In 2015, Roth again led a German parliamentary delegation for a five-day visit to Tehran, including meetings with Iranian Parliament Speaker Ali Larijani, Deputy Speaker Mohammad-Hassan Aboutorabi Fard, Deputy Foreign Minister Majid Takht-Ravanchi, presidential candidate Mohammad Reza Aref as well as two of President Hassan Rouhani's deputies namely Shahindokht Molaverdi, the vice president for women's affairs, and Masoumeh Ebtekar, the vice president and chairwoman of the Department of Environment; she was, however, denied a meeting with human-rights activist Narges Mohammadi.

In late February 2024, as the German Minister of Culture, Roth faced criticism from German politicians for permitting what were perceived as "anti-Semitic" remarks by two filmmakers— one of Jewish-Israeli and the other of Muslim Palestinian heritage— during the Berlinale film festival.
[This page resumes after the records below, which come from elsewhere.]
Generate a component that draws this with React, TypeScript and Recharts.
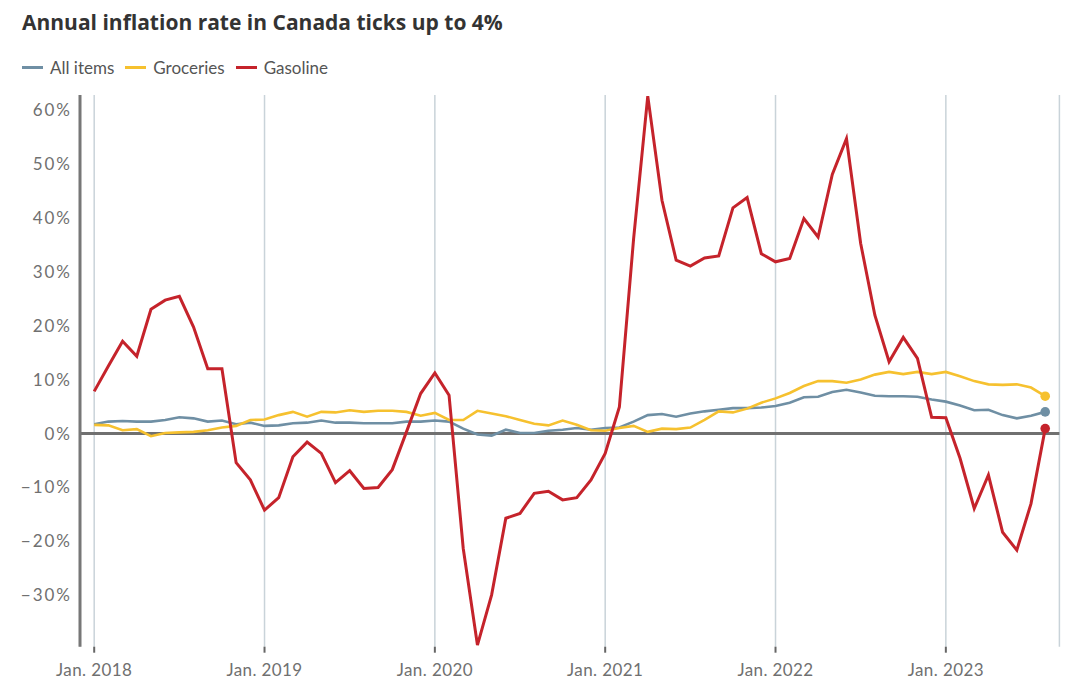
import React from 'react';
import { LineChart, Line, XAxis, YAxis, CartesianGrid, ReferenceLine } from 'recharts';

// Monthly year-over-year % change, Jan. 2018 – Aug. 2023
const allItems = [
  1.7, 2.2, 2.3, 2.2, 2.2, 2.5, 3.0, 2.8, 2.2, 2.4, 1.7, 2.0,
  1.4, 1.5, 1.9, 2.0, 2.4, 2.0, 2.0, 1.9, 1.9, 1.9, 2.2, 2.2,
  2.4, 2.2, 0.9, -0.2, -0.4, 0.7, 0.1, 0.1, 0.5, 0.7, 1.0, 0.7,
  1.0, 1.1, 2.2, 3.4, 3.6, 3.1, 3.7, 4.1, 4.4, 4.7, 4.7, 4.8,
  5.1, 5.7, 6.7, 6.8, 7.7, 8.1, 7.6, 7.0, 6.9, 6.9, 6.8, 6.3,
  5.9, 5.2, 4.3, 4.4, 3.4, 2.8, 3.3, 4.0,
];

const groceries = [
  1.6, 1.5, 0.6, 0.8, -0.5, 0.1, 0.2, 0.3, 0.6, 1.1, 1.4, 2.5,
  2.6, 3.4, 4.0, 3.1, 4.0, 3.9, 4.3, 4.0, 4.2, 4.2, 4.0, 3.3,
  3.8, 2.5, 2.5, 4.2, 3.7, 3.2, 2.5, 1.8, 1.5, 2.4, 1.6, 0.6,
  0.5, 1.0, 1.4, 0.3, 0.9, 0.8, 1.1, 2.5, 4.1, 3.9, 4.6, 5.7,
  6.5, 7.5, 8.8, 9.7, 9.7, 9.4, 10.0, 10.9, 11.4, 11.0, 11.4, 11.0,
  11.4, 10.6, 9.7, 9.1, 9.0, 9.1, 8.5, 6.9,
];

const gasoline = [
  7.8, 12.5, 17.1, 14.3, 23.0, 24.7, 25.4, 19.7, 12.0, 12.0, -5.4, -8.6,
  -14.2, -11.9, -4.3, -1.6, -3.7, -9.1, -6.9, -10.2, -10.0, -6.7, 0.3, 7.4,
  11.2, 7.1, -21.3, -39.2, -29.9, -15.7, -14.8, -11.1, -10.7, -12.3, -11.9, -8.6,
  -3.7, 4.9, 36.0, 62.5, 43.2, 32.1, 31.0, 32.5, 32.9, 41.8, 43.7, 33.3,
  31.8, 32.4, 39.8, 36.4, 48.0, 54.6, 35.2, 21.9, 13.3, 17.8, 13.9, 3.0,
  2.9, -4.6, -13.9, -7.7, -18.3, -21.6, -13.0, 0.9,
];

const xTicks = [0, 12, 24, 36, 48, 60];
const xTickLabels = ['Jan. 2018', 'Jan. 2019', 'Jan. 2020', 'Jan. 2021', 'Jan. 2022', 'Jan. 2023'];
const yTicks = [-30, -20, -10, 0, 10, 20, 30, 40, 50, 60];

const seriesNames = ['All items', 'Groceries', 'Gasoline'];
const seriesKeys = ['all', 'groc', 'gas'];
const seriesColors = ['#6f8fa4', '#f6c12f', '#c5232b'];

const data = allItems.map((v, i) => ({
  i,
  all: v,
  groc: groceries[i],
  gas: gasoline[i],
}));

const FONT = 'Lato, "Open Sans", sans-serif';

const makeDot = (color: string) => (props: any) => {
  const { cx, cy, index } = props;
  if (index !== data.length - 1) return <g key={`d-${index}`} />;
  return <circle key={`d-${index}`} cx={cx} cy={cy} r={4.8} fill={color} stroke="none" />;
};

const fmtY = (v: number) => (v < 0 ? `\u2212${Math.abs(v)}%` : `${v}%`);
const fmtX = (v: number) => xTickLabels[xTicks.indexOf(v)] ?? '';

export default function App() {
  return (
    <div style={{ position: 'absolute', left: 0, top: 0, width: 1080, height: 699, background: '#fff', fontFamily: FONT }}>
      <div
        style={{
          position: 'absolute',
          left: 22,
          top: 8,
          fontSize: 21,
          fontWeight: 700,
          fontFamily: '"Open Sans", Lato, sans-serif',
          color: '#333333',
          whiteSpace: 'nowrap',
          lineHeight: '28px',
        }}
      >
        Annual inflation rate in Canada ticks up to 4%
      </div>
      <div
        style={{
          position: 'absolute',
          left: 22,
          top: 56,
          height: 22,
          display: 'flex',
          alignItems: 'center',
          fontSize: 17,
          color: '#555555',
          whiteSpace: 'nowrap',
        }}
      >
        {seriesNames.map((n, k) => (
          <div key={n} style={{ display: 'flex', alignItems: 'center', marginRight: 11 }}>
            <div style={{ width: 21, height: 3, background: seriesColors[k], marginRight: 7 }} />
            <span>{n}</span>
          </div>
        ))}
      </div>
      <div style={{ position: 'absolute', left: 0, top: 0 }}>
        <LineChart
          width={1080}
          height={699}
          data={data}
          margin={{ top: 95, right: 20.6, bottom: 0, left: 8 }}
        >
          <CartesianGrid vertical horizontal={false} stroke="#c9d3d9" strokeWidth={1.5} />
          <XAxis
            dataKey="i"
            type="number"
            domain={[-1, 68]}
            ticks={xTicks}
            tickFormatter={fmtX}
            axisLine={false}
            tickLine={{ stroke: '#666666', strokeWidth: 2 }}
            tickSize={6}
            tickMargin={11}
            height={52.3}
            tick={{ fill: '#707070', fontSize: 17, fontFamily: FONT, letterSpacing: 0.4 }}
            interval={0}
          />
          <YAxis
            type="number"
            domain={[-39.5, 62.7]}
            ticks={yTicks}
            tickFormatter={fmtY}
            width={72}
            axisLine={{ stroke: '#777777', strokeWidth: 3 }}
            tickLine={false}
            tickSize={6}
            tickMargin={2}
            tick={{ fill: '#707070', fontSize: 17, fontFamily: FONT, letterSpacing: 2 }}
            interval={0}
            allowDataOverflow
          />
          <ReferenceLine y={0} stroke="#707070" strokeWidth={3} ifOverflow="extendDomain" />
          {seriesKeys.map((k, idx) => (
            <Line
              key={k}
              type="linear"
              dataKey={k}
              name={seriesNames[idx]}
              stroke={seriesColors[idx]}
              strokeWidth={idx === 2 ? 3 : 2.6}
              dot={makeDot(seriesColors[idx])}
              activeDot={false}
              isAnimationActive={false}
            />
          ))}
        </LineChart>
      </div>
    </div>
  );
}
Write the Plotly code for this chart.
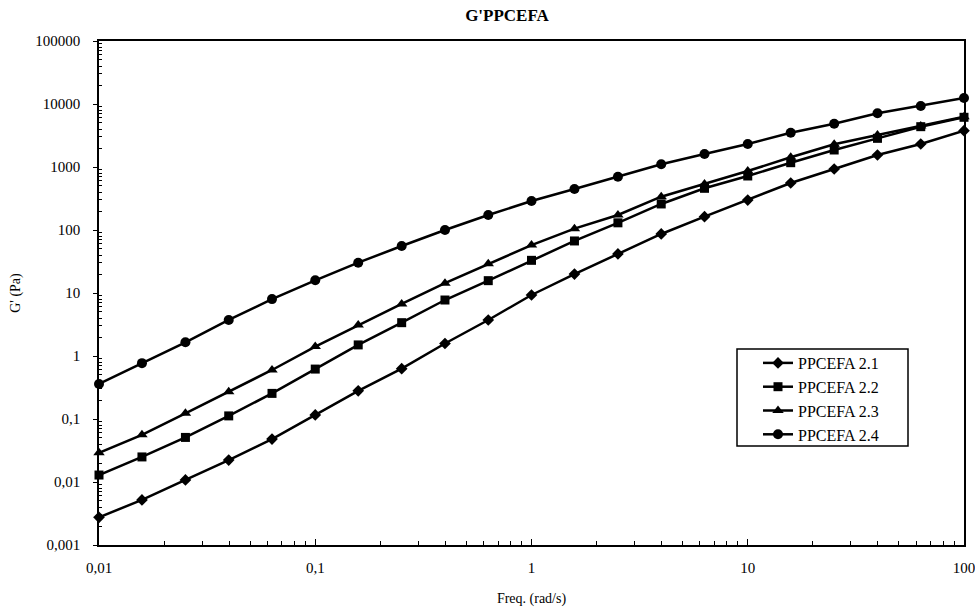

The filmmakers criticized Israel's actions against the Palestinian populations of Gaza and the West Bank, in their various forms, prominently on the festival stage. After widespread criticism, Roth's ministry released a press statement claiming that she had only applauded for the Israeli filmmaker and not for the Palestinian one.

==Personal life==
Roth lives in Berlin's Charlottenburg district.